Aku terus memacu laju motor dengan sederhana. Seakan nostalgia tadi menjadi lagu pengiring dalam sebuah cerita. Waktu pun ikut terhanyut karenanya. Tanpa sadar, aku sudah memasuki daerah kota, dan sampai di kantor Samsat Bangkalan. 

Aku menyalakan lampu sein kiri, dan mulai memutar kendali dengan hati-hati. Tepat ketika aku melewati gerbang, seorang lelaki paruh baya menyambut kedatanganku dengan senyumnya. Tanpa berkenalan pun, aku sudah bisa menebak siapa beliau. Aku bergegas menuju tempat kosong diantara jejeran sepeda lainnya. Memastikan posisi sepeda motor sudah mantap dan melepas helm. Aku sempat menoleh ke arah pria paruh baya tadi. Lagi-lagi, beliau mensuguhkan senyumannya. Namun kali ini sedikit berbeda. Seakan-akan beliau berkata :

Kita akan bertemu lagi setelah kamu selesai, pemuda!

Ya. Dialah orang yang menyambut kedatanganku, juga orang yang akan melepasku pergi di Samsat hari itu. Selamat bertugas! Pak parkir!

Aku bergegas menuju sebuah loket di belakang kantor Samsat untuk membeli map. Yang kalau ngga salah, beberapa bulan yang lalu harganya masih Rp. 1000 per buahnya. Sekarang sudah berevolusi menjadi Rp. 5000 per buahnya. Wow kah? Positif thinking sajalah ya. Mungkin bahan untuk membuatnya lebih ‘berkualitas’ dibanding beberapa bulan yang lalu.

Ngga ada yang spesial selama aku melakukan pembayaran pajak. Semua ketentuan dan alurnya sudah terpampang jelas di sebuah papan yang ada dalam ruangan pendaftaran. Tinggal baca persyaratannya, lengkapi dan daftarkan formulir dengan map ‘berkualitas’ beserta STNK dan KTP asli di dalamnya. Dan proses menunggu pun dimulai.
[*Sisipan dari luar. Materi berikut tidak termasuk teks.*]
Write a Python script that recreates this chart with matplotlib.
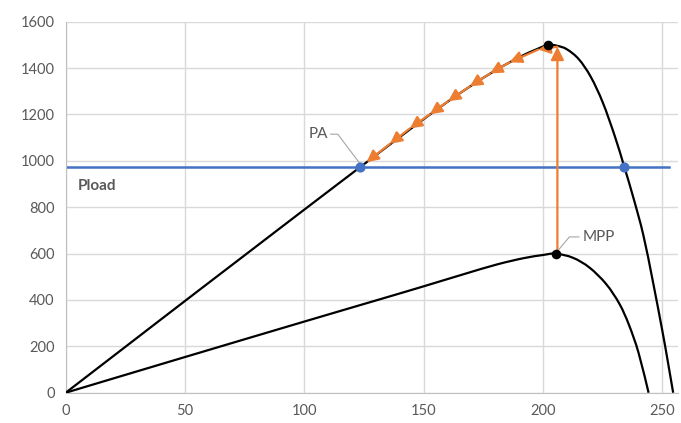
import matplotlib.pyplot as plt
from matplotlib.path import Path
from matplotlib.patches import PathPatch

plt.rcParams['font.family'] = ['Lato', 'DejaVu Sans']

# PV curve at full irradiance (voltage, power)
v_high = [0, 25, 50, 75, 100, 124, 140, 150, 160, 170, 180, 190, 197, 202,
          206, 210, 215, 220, 225, 230, 234, 238, 242, 246, 250, 252, 254.5]
p_high = [0, 198, 396, 593, 790, 978, 1103, 1180, 1255, 1325, 1390, 1447, 1480, 1500,
          1496, 1481, 1438, 1362, 1252, 1108, 975, 835, 680, 480, 265, 150, 0]

# PV curve at reduced irradiance
v_low = [0, 50, 100, 132, 150, 167, 180.6, 191.7, 200, 205.3, 212.5,
         219.4, 226.4, 232, 236, 240, 244.2]
p_low = [0, 154, 307, 404, 459, 512, 553, 580, 594, 600, 582,
         540, 469, 383, 292, 172, 0]

p_load = 975
load_pts_v = [123.5, 233.8]

mpp_high = (202, 1500)
mpp_low = (205.3, 600)

# operating point moving from MPP back down to PA
step_v = [206, 198, 186, 177.8, 169.3, 160.2, 152.6, 144.2, 135.8, 126]
step_p = [1492, 1480, 1425, 1377, 1321, 1257, 1201, 1140, 1073, 994]

orange = '#ED7D31'
blue = '#4472C4'
grey_txt = '#595959'


def smooth_line(ax, xs, ys, **kw):
    # smoothed line like Excel: Catmull-Rom segments as cubic Beziers
    pts = list(zip(xs, ys))
    verts = [pts[0]]
    codes = [Path.MOVETO]
    n = len(pts)
    for i in range(n - 1):
        p0 = pts[max(i - 1, 0)]
        p1 = pts[i]
        p2 = pts[i + 1]
        p3 = pts[min(i + 2, n - 1)]
        c1 = (p1[0] + (p2[0] - p0[0]) / 6, p1[1] + (p2[1] - p0[1]) / 6)
        c2 = (p2[0] - (p3[0] - p1[0]) / 6, p2[1] - (p3[1] - p1[1]) / 6)
        verts += [c1, c2, p2]
        codes += [Path.CURVE4] * 3
    ax.add_patch(PathPatch(Path(verts, codes), fill=False, **kw))


fig = plt.figure(figsize=(6.81, 4.23), dpi=100)
ax = fig.add_axes([0.0965, 0.0716, 0.899, 0.877])

smooth_line(ax, v_high, p_high, edgecolor='black', lw=1.6, zorder=3)
smooth_line(ax, v_low, p_low, edgecolor='black', lw=1.6, zorder=3)
ax.axhline(p_load, xmin=0, xmax=0.985, color=blue, lw=1.8, zorder=2)
ax.scatter(load_pts_v, [p_load] * 2, color=blue, s=40, zorder=5)
ax.scatter([mpp_high[0], mpp_low[0]], [mpp_high[1], mpp_low[1]], color='black', s=35, zorder=5)

head = '-|>,head_length=0.6,head_width=0.3'
# vertical jump from low MPP to high curve
ax.annotate('', xy=(step_v[0], step_p[0]), xytext=(step_v[0], mpp_low[1]),
            arrowprops=dict(arrowstyle=head, color=orange, lw=1.6,
                            mutation_scale=13, shrinkA=0, shrinkB=0), zorder=4)
for i in range(len(step_v) - 1):
    ax.annotate('', xy=(step_v[i + 1], step_p[i + 1]), xytext=(step_v[i], step_p[i]),
                arrowprops=dict(arrowstyle=head, color=orange, lw=1.6,
                                mutation_scale=12, shrinkA=0, shrinkB=0), zorder=4)

# labels with leader lines
ax.plot([111, 114, 123.5], [1115, 1115, 985], color='#a6a6a6', lw=0.8, zorder=4)
ax.text(110, 1115, 'PA', ha='right', va='center', fontsize=11, color=grey_txt)
ax.plot([215, 211, 206], [672, 672, 610], color='#a6a6a6', lw=0.8, zorder=4)
ax.text(216.5, 672, 'MPP', ha='left', va='center', fontsize=11, color=grey_txt)
ax.text(5, 890, 'Pload', ha='left', va='center', fontsize=11, color=grey_txt,
        fontweight='bold')

ax.set_xlim(0, 256.5)
ax.set_ylim(0, 1600)
ax.set_xticks(range(0, 251, 50))
ax.set_yticks(range(0, 1601, 200))
ax.grid(True, color='#d9d9d9', lw=1)
ax.set_axisbelow(True)
for s in ['top', 'right']:
    ax.spines[s].set_visible(False)
for s in ['left', 'bottom']:
    ax.spines[s].set_color('#bfbfbf')
ax.tick_params(length=0, labelsize=10.5, colors=grey_txt, pad=8)

fig.savefig('out.png', dpi=100)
Sempat terbesit untuk melakukan testing pada toilet yang ada di Samsat. Tapi jariku sudah terlanjur beradu dengan keyboard virtual di handphone untuk menyelesaikan target hari ini. Nulis!

Lebih dari sepuluh paragraf tercipta ketika proses menunggu pembayaran pajak. Sampai akhirnya nama bapakku disebut melalui sound system untuk menghadap loket dua. Pembayaran dilakukan. Dan selesai! Mudah kan? 

Jadi... kapan bayar pajak? Hahaha

Aku keluar Samsat dilepas dengan ikhlas oleh Pak Parkir sesuai janjinya. Masih dengan orang yang sama, baju yang sama, serta senyum yang sama saat beliau menyambut kedatanganku.

Sempat berpikir untuk langsung pulang. Tapi sepertinya, 10 pragraf yang aku rangkai tadi harus segera kulanjutkan. Selagi semangatnya masih ada, tinggal menambah sedikit suasananya. Dan Stadion Gelora Bangkalan adalah tempat yang ku tuju selanjutnya. Tempatku mengadu jari-jari sekali lagi. Hingga jadilah tulisan ini.

Ini adalah sebuah tulisan yang ku buat pada hari Jum’at pagi. Tentang pagi berganti siang dengan melakukan kegiatan yang ‘anak muda’ banget! (baca: bayar pajak sepeda motor). Dan menghabiskan segelas jus apel ironi sebagai penutupnya.